═════ Stored records ═════

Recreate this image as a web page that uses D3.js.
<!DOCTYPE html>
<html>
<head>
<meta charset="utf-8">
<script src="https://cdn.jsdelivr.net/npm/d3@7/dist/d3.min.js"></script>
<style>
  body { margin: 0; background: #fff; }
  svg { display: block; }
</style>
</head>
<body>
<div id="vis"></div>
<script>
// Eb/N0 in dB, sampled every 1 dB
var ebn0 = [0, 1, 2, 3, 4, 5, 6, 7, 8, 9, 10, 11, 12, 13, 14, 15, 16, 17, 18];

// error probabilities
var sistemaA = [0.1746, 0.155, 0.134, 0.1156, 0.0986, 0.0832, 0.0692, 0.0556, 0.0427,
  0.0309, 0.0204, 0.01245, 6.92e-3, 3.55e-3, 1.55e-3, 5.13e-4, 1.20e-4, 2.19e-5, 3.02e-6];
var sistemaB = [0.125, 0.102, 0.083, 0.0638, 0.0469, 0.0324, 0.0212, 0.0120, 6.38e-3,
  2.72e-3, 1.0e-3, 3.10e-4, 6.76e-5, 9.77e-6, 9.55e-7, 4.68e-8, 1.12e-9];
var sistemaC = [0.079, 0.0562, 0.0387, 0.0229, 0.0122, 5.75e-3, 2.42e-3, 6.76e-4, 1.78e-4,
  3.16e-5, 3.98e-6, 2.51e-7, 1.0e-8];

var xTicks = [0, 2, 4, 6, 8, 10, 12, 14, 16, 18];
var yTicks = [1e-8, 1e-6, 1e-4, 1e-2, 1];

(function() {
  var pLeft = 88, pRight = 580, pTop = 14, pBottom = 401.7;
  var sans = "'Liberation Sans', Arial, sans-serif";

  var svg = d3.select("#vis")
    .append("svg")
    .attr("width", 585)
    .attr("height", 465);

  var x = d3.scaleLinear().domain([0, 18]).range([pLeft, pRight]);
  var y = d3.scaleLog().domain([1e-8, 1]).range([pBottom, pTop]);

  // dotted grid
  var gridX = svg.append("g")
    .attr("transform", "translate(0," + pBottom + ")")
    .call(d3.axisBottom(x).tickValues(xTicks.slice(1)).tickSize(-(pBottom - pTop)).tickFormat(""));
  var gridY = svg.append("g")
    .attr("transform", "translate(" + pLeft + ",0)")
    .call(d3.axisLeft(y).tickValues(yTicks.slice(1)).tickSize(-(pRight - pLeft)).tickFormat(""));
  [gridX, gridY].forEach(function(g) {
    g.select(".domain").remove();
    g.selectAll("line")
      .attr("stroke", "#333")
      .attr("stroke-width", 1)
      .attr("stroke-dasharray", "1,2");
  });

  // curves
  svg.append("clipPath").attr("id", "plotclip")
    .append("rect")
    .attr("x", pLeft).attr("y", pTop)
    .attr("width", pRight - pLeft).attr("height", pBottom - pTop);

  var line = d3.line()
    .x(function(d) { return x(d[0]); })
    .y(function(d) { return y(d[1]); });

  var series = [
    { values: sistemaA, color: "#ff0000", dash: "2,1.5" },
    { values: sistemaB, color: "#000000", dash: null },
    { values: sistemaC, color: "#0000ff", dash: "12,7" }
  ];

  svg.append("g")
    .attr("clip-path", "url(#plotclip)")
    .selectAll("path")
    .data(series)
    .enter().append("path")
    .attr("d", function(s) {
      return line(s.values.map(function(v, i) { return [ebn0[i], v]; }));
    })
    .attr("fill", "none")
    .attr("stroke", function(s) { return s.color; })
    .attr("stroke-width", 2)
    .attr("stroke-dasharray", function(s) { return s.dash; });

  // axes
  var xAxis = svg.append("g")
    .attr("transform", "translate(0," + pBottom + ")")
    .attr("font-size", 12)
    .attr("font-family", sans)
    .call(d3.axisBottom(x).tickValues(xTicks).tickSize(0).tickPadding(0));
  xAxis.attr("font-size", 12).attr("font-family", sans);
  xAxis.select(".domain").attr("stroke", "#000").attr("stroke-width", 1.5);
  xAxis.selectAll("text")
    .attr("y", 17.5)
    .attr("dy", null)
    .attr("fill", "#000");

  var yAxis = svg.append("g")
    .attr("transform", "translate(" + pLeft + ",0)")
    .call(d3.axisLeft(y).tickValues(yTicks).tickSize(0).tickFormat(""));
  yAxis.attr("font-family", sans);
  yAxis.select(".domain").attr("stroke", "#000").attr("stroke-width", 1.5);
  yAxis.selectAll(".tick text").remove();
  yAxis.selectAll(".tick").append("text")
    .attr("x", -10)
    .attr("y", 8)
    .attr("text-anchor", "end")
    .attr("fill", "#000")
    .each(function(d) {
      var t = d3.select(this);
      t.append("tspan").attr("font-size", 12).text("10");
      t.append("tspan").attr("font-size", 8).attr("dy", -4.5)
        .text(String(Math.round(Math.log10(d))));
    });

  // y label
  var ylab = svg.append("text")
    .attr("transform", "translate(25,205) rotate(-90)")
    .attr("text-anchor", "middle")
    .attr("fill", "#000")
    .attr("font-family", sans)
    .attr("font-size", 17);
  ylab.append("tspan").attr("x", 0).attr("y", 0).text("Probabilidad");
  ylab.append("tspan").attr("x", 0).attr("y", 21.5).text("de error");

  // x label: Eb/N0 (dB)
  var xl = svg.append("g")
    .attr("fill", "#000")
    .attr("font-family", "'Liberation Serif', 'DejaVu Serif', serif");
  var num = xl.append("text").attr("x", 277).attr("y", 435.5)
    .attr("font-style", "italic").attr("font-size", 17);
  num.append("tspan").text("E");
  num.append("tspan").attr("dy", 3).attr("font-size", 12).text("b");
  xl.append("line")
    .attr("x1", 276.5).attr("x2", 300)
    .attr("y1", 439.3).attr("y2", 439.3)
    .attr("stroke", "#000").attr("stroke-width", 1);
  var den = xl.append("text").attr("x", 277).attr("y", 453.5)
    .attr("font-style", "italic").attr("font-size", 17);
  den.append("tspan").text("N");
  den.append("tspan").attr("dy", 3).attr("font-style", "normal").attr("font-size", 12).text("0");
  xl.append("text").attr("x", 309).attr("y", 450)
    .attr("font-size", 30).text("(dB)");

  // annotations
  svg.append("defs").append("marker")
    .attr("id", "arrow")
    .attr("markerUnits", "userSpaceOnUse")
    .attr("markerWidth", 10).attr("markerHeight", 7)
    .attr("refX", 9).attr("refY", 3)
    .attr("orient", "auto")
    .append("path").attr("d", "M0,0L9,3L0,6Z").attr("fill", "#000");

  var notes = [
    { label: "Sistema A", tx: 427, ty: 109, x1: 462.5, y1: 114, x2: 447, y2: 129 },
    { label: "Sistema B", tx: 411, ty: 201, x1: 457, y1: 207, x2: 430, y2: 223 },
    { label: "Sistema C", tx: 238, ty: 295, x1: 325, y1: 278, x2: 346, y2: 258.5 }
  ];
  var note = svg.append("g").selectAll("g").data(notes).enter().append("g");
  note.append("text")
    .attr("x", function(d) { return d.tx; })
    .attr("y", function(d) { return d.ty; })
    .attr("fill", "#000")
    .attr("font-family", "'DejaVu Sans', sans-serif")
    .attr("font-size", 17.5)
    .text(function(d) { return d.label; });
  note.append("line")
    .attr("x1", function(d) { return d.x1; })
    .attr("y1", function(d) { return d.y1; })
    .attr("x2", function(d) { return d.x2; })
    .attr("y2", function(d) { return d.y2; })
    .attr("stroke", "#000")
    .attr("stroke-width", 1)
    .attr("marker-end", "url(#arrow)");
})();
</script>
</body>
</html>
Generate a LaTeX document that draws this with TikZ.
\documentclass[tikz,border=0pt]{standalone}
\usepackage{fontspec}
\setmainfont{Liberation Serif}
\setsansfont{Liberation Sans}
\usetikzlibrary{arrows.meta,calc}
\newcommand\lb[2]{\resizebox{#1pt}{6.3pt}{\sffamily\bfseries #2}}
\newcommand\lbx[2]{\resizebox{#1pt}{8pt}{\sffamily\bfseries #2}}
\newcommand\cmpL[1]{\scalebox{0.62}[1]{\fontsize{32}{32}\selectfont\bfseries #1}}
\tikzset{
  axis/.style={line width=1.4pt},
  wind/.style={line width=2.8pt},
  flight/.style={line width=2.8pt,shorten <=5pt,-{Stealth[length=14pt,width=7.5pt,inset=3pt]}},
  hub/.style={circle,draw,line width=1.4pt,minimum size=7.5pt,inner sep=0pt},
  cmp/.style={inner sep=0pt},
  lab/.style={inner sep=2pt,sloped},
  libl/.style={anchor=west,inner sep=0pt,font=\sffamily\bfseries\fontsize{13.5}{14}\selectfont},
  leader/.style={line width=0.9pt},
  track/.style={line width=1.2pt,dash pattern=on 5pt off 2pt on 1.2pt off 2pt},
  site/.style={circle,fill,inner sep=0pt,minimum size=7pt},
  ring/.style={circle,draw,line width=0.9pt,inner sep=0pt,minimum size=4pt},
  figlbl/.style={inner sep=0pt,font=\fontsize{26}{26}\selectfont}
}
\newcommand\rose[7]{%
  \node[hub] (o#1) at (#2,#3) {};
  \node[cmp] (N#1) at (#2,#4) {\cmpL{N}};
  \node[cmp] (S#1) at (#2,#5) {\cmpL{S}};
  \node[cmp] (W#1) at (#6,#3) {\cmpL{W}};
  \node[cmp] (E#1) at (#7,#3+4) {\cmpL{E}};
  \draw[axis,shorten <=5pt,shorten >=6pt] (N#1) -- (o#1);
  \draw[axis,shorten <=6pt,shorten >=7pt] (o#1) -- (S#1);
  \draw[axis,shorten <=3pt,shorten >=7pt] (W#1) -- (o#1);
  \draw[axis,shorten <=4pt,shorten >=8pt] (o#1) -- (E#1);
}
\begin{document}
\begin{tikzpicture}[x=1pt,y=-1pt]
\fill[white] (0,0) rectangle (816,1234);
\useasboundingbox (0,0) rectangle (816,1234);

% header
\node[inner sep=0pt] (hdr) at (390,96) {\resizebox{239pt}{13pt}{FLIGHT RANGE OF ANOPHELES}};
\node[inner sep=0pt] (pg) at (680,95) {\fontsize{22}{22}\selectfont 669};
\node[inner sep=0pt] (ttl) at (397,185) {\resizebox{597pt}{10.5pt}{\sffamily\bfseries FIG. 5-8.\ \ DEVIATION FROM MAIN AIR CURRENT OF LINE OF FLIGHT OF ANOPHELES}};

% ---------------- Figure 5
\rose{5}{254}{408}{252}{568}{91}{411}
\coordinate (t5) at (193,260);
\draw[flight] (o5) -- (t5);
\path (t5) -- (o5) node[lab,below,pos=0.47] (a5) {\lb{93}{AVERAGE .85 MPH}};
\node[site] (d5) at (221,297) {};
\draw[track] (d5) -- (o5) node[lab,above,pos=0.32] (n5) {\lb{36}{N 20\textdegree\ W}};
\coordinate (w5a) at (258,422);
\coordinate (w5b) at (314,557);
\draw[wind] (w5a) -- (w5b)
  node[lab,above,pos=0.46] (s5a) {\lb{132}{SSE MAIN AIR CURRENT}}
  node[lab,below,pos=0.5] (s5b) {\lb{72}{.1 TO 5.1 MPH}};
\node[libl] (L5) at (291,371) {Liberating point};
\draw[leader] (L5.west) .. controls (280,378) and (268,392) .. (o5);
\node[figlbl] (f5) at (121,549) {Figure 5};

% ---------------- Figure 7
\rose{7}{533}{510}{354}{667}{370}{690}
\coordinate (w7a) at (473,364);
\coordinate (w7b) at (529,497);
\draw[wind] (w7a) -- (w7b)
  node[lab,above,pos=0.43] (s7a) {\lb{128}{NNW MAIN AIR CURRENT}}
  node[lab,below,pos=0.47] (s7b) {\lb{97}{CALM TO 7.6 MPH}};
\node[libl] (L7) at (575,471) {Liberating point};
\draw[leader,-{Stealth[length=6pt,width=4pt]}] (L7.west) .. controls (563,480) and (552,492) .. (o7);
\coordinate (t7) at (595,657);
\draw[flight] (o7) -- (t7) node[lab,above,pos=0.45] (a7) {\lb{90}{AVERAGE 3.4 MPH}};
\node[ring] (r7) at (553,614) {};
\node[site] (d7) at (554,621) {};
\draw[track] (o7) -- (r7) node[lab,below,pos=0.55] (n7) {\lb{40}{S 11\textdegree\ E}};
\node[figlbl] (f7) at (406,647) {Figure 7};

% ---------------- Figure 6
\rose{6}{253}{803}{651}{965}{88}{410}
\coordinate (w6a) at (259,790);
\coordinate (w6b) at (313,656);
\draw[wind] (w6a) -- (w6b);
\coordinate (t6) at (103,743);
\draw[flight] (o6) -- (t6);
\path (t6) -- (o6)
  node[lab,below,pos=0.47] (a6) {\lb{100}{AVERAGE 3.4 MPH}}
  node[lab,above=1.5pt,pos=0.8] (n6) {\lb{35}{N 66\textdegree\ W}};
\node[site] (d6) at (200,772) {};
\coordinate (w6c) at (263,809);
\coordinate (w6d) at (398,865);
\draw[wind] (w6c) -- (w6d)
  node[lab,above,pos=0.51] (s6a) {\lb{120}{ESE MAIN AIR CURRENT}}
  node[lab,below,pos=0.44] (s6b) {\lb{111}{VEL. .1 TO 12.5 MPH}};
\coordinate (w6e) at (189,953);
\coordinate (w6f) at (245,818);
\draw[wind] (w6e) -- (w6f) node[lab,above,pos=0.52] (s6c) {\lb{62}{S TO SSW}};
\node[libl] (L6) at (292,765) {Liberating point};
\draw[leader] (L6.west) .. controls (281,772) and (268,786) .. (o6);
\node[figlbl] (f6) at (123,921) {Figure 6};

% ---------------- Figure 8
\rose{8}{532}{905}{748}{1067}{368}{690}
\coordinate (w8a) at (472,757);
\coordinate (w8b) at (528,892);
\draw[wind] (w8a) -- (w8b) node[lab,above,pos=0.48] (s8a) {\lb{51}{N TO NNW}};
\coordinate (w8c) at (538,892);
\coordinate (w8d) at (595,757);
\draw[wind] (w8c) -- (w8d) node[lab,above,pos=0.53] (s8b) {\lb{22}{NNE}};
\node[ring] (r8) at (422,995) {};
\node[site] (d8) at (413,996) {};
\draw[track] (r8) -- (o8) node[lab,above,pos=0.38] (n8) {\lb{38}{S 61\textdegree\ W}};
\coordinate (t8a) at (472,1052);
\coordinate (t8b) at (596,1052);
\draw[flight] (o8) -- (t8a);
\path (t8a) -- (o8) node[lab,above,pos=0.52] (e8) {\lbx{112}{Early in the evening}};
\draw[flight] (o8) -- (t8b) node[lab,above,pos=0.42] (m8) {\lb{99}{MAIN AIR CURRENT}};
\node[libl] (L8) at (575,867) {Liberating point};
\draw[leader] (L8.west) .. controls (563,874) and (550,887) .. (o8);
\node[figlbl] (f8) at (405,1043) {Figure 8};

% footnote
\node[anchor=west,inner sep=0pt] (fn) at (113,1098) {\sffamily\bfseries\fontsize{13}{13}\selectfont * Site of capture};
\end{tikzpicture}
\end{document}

═════

— Stated exercise —
Which lines hold the word "this"? Copy each of them from the records.

— Solution —
Recreate this image as a web page that uses D3.js.
      var t = d3.select(this);
Generate a LaTeX document that draws this with TikZ.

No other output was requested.